Scottish Daily Mail

How Humza the hedgehog misses point

- STEPHEN DAISLEY

LUKE Skywalker has his lightsaber, Zorro his rapier, and Humza Yousaf his trusty Biro. The First Minister jabs his writing implement in the air to emphasise a key point, which yesterday was his commitment to a National Care Service.

Douglas Ross suggested the plans were uncosted and confusing. Jabber Yousaf reached for his ballpoint.

‘Sectoral bargaining’ – the nib swished and thrusted – ‘is at the heart of our plans’ – the inky weapon lunged and plunged – ‘for a National Care Service’. Yousaf tends to become demonstrat­ive with his pen when he’s under pressure. It’s a psychologi­cal bluff to give verbal waffle the appearance of cool confidence.

Ross tried another tack. If the First Minister was so confident in his proposals, why was his government refusing to hand over costing estimates to the Scottish parliament?

The Scottish Tory leader complained ministers had spent almost £2million on consultant­s. Honestly. The SNP finally creates jobs and all the Tories do is complain.

Yousaf tried to push back but his answer deflated like an overdone soufflé. ‘The muted applause hasn’t got any better since last week,’ Ross quipped. ‘No wonder – the answers haven’t got any better either.’

Yousaf has killed FMQs. There’s no sport in it any more.

It’s like watching a hedgehog potter across a dual carriagewa­y. You pray he’ll get to the other side without a sudden splat. He almost made it this week, but he tried to be clever, admittedly a relative term where the First Minister is concerned. He brought up polling showing Ross was ‘the least popular elected politician in the country’.

I slapped my forehead. He didn’t.

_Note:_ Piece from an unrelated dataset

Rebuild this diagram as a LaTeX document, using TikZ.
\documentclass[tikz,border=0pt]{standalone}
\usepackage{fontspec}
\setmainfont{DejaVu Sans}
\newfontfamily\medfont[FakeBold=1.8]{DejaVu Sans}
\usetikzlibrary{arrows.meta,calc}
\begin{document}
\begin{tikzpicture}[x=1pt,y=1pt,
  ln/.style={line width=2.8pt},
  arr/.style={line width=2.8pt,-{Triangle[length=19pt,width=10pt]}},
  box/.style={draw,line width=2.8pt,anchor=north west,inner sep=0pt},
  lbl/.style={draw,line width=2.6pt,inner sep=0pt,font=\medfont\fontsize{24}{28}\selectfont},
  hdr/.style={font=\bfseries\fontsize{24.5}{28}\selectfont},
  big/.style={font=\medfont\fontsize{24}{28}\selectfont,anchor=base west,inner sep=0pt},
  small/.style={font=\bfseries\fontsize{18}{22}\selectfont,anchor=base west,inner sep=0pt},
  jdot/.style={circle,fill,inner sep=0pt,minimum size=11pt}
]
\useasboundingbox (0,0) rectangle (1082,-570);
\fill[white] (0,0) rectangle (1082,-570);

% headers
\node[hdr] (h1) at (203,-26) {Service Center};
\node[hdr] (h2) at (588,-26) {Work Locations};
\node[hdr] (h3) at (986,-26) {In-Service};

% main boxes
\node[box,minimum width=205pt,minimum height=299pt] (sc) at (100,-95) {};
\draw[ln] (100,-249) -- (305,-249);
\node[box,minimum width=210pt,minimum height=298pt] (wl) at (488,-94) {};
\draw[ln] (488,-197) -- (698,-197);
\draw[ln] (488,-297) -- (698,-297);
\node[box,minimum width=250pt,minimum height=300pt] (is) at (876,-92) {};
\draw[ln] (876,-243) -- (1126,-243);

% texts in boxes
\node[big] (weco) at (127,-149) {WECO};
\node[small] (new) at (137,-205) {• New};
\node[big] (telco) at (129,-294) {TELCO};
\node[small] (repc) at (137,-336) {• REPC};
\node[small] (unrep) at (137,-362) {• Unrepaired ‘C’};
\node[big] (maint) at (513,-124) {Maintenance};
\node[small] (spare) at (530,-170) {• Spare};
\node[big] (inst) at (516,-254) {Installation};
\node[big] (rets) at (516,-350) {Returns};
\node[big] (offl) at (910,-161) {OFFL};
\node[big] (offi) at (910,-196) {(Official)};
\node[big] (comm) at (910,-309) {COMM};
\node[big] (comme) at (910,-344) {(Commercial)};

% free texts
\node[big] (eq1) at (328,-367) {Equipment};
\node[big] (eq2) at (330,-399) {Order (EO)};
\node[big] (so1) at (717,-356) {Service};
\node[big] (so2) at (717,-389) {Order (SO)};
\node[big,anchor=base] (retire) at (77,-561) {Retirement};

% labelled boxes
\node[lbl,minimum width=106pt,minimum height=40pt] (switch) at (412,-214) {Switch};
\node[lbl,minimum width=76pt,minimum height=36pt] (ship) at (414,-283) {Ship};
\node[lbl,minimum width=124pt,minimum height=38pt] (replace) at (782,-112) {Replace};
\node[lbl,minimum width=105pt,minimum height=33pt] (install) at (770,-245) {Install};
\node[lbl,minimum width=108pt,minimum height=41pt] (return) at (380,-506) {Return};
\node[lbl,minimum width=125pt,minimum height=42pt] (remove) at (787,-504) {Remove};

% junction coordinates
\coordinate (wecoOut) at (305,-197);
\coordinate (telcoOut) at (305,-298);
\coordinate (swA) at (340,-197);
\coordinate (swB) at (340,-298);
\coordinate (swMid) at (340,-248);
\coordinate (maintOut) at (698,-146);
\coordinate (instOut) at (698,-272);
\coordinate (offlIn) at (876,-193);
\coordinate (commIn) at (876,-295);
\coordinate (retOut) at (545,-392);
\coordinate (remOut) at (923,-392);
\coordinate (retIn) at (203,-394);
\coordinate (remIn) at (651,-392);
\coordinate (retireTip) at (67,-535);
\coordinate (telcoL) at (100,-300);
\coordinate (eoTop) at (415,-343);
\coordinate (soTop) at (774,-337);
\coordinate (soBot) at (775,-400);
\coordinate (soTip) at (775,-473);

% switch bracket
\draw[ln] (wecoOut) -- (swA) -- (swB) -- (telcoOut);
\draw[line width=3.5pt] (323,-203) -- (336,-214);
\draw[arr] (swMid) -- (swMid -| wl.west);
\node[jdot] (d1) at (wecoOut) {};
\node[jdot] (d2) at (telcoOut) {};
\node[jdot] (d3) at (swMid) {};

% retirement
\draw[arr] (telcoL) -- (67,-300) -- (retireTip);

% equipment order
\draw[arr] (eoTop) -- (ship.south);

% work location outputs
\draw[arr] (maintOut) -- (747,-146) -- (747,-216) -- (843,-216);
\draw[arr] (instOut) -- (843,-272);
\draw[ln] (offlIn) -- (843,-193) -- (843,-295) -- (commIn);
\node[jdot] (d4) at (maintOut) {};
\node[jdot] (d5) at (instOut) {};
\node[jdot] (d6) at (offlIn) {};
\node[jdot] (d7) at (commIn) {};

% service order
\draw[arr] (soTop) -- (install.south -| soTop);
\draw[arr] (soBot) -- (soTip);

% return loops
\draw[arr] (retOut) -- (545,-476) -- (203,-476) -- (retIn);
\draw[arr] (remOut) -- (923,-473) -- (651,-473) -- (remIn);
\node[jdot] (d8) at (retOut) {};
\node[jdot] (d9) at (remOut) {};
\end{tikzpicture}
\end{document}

Did he? He did.

Without even looking at Ross, I knew he was gesturing with two hands very close together. The poll the First Minister was citing, the one that put Ross’s unpopulari­ty at 43 per cent, put the First Minister’s at... 41 per cent. ‘The best retort Douglas Ross has is that I’m catching you up,’ he scoffed.

Yousaf went on with his answer. Wait for it... wait for it... Roughly five seconds later, he realised what he had just said. His mouth ran on but his eyes froze in a haunted sideways stare. I can’t claim to be a public relations expert but if the choice is between admitting that you are becoming more unpopular and not doing that, I’d advise going with the latter strategy.

The SNP benches only woke up later when Yousaf mentioned a particular subject. You can probably guess what it was.

It began with ‘inde’, ended with ‘pendence’ – and it had ‘utter desperatio­n’ in the middle.